Lyric Poetry. While among the Greeks the elegiac and iambic poetry, which
forms the transition from epic to lyric composition, was practised by the Ionians,
lyric poetry proper, or, as it was more commonly called, melic poetry (melos,
"a song"), the song accompanied by music, was cultivated by the Aeolians
and Dorians. This is due to the talent for music peculiar to these races. That
playing on stringed instruments and singing were cultivated even in mythical times
in Aeolia, in the island of Lesbos, is shown by the legend that the head and lyre
of Orpheus, who had been torn to pieces by Thracian women, were washed ashore
on that island, and that the head was buried in the Lesbian town of Antissa. Antissa
was the native place of Terpander, who gave artistic form to the nomos, or hymn
to Apollo, by elaborating the laws of its composition. Settling at Sparta in B.C.

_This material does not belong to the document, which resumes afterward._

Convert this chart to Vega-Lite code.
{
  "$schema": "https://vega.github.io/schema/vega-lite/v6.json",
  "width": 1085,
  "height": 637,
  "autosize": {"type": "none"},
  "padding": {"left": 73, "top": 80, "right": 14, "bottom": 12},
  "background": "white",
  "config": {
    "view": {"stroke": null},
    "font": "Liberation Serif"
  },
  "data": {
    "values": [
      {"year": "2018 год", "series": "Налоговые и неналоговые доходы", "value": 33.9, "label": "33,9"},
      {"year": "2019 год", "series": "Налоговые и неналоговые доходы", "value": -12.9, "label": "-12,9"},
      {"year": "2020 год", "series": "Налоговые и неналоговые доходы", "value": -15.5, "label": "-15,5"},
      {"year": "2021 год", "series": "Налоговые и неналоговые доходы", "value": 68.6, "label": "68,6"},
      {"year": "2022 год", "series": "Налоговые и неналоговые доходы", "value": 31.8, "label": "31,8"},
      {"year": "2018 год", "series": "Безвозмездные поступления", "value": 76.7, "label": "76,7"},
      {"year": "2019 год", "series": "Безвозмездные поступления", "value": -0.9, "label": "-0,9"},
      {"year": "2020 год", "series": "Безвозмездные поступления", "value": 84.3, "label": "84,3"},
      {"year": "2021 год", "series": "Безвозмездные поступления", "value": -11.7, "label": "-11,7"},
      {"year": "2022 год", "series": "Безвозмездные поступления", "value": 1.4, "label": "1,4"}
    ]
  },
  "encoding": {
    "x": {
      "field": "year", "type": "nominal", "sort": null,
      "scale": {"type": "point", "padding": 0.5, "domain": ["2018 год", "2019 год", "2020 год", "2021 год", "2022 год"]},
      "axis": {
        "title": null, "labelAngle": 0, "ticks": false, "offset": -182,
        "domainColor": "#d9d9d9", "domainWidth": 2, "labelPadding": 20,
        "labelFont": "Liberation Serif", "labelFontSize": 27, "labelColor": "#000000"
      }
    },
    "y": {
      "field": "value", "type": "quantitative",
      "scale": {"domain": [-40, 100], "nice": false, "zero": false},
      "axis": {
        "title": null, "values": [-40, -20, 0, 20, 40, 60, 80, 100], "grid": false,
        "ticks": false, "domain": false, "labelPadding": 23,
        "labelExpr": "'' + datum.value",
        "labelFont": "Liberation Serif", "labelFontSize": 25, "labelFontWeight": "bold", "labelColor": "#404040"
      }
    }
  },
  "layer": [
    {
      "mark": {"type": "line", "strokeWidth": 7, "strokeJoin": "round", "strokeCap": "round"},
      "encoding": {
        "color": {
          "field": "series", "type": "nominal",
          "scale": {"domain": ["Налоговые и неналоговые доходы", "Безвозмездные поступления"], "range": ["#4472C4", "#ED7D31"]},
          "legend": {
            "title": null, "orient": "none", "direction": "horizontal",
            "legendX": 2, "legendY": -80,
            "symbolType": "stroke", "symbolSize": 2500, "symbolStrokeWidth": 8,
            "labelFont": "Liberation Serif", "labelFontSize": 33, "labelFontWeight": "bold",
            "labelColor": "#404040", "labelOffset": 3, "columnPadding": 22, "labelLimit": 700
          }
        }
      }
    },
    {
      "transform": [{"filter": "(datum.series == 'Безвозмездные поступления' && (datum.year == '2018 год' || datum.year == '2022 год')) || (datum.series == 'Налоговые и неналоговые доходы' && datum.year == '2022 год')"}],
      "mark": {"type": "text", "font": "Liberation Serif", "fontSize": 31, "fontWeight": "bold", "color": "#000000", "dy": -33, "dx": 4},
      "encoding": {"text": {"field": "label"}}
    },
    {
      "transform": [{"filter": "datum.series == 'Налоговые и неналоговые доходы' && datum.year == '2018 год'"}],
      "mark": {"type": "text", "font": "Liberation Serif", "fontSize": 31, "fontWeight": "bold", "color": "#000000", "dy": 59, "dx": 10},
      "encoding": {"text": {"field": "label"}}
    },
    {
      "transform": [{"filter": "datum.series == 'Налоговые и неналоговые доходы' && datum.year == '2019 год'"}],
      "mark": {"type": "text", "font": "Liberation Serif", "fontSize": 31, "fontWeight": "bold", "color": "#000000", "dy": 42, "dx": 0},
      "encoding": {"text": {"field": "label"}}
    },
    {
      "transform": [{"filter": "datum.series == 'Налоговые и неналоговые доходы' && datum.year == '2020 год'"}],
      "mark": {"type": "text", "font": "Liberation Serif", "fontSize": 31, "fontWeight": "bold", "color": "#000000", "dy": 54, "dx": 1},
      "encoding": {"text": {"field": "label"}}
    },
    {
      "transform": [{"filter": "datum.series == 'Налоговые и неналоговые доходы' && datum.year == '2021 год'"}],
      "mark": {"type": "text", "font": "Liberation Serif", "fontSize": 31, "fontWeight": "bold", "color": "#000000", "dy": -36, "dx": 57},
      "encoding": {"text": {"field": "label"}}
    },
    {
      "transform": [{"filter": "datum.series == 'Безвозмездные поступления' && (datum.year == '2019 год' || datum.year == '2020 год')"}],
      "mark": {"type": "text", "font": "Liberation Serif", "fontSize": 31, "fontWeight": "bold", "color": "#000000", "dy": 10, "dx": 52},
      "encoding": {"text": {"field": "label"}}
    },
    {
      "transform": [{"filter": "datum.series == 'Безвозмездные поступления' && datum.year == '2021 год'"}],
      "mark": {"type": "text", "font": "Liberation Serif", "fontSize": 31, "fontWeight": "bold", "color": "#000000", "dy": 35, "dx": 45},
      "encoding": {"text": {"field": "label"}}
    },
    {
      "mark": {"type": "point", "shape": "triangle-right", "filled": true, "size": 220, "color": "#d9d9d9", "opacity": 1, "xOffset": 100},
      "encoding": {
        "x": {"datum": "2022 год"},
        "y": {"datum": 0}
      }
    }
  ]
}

676, he laid the foundation of the Dorian music. While he had closely followed
Homeric poetry in the texts which he wrote for his musical compositions, there
afterwards arose a greater variety in the kinds of songs, corresponding to the
greater variety of musical forms, springing from the foundation laid by him. In
the Aeolian lyric the pathetic prevails, as might be expected from the passionate
nature of the people; the feelings of love and hatred, joy and sorrow are their
principal themes. As to the metrical form we find short lines with a soft, melodious
rhythm, which make up a small number of short strophes. They are written in the
Aeolic dialect; we may suppose that they were solos sung to the accompaniment
of stringed instruments. In Lesbos the Aeolian lyric was brought to its highest
perfection by Alcaeus of Mitylene (about 600), and by his contemporary Sappho,
also a Lesbian, and teacher of the poetess Erinna. The joyous poems of Anacreon
of Teos (born about 550), whose subjects are love and wine, were also in the Aeolian
style, but in the Ionic dialect. An echo of the Aeolian lyric are the scolia...
Scolion (skolion, sc. melos). A short lyrical poem, usually consisting of a single strophe, and intended to be sung after dinner over the wine. The ancients ascribed its invention to Terpander, and it received its first development among the Lesbians, and was written by such masters of song as Alcaeus, Sappho, Praxilla, Timocreon, Simonides, and Pindar. The last mentioned, however, gave it a more artistic form, with several strophes, in accordance with the rules of Dorian lyric verse. This class of poetry found a congenial home in the brilliant and lively city of Athens, where, to the very end of the Peloponnesian War, it was the regular custom at banquets, after all had joined in the paean, to pass round a lyre with a twig of myrtle, and to request all guests who had the requisite skill to sing such a song on the spur of the moment. To judge from the specimens that have been preserved, their contents were extremely varied: invocations of the gods, gnomic sayings, frequently with allusions to common proverbs and fables, and the praises of the blessings and pleasures of life. The most famous scolion was that by a certain Callistratus on Harmodius and Aristogiton, who had killed the tyrant Hipparchus, son of Pisistratus. It consists of four strophes, but the last three are only variations of the first.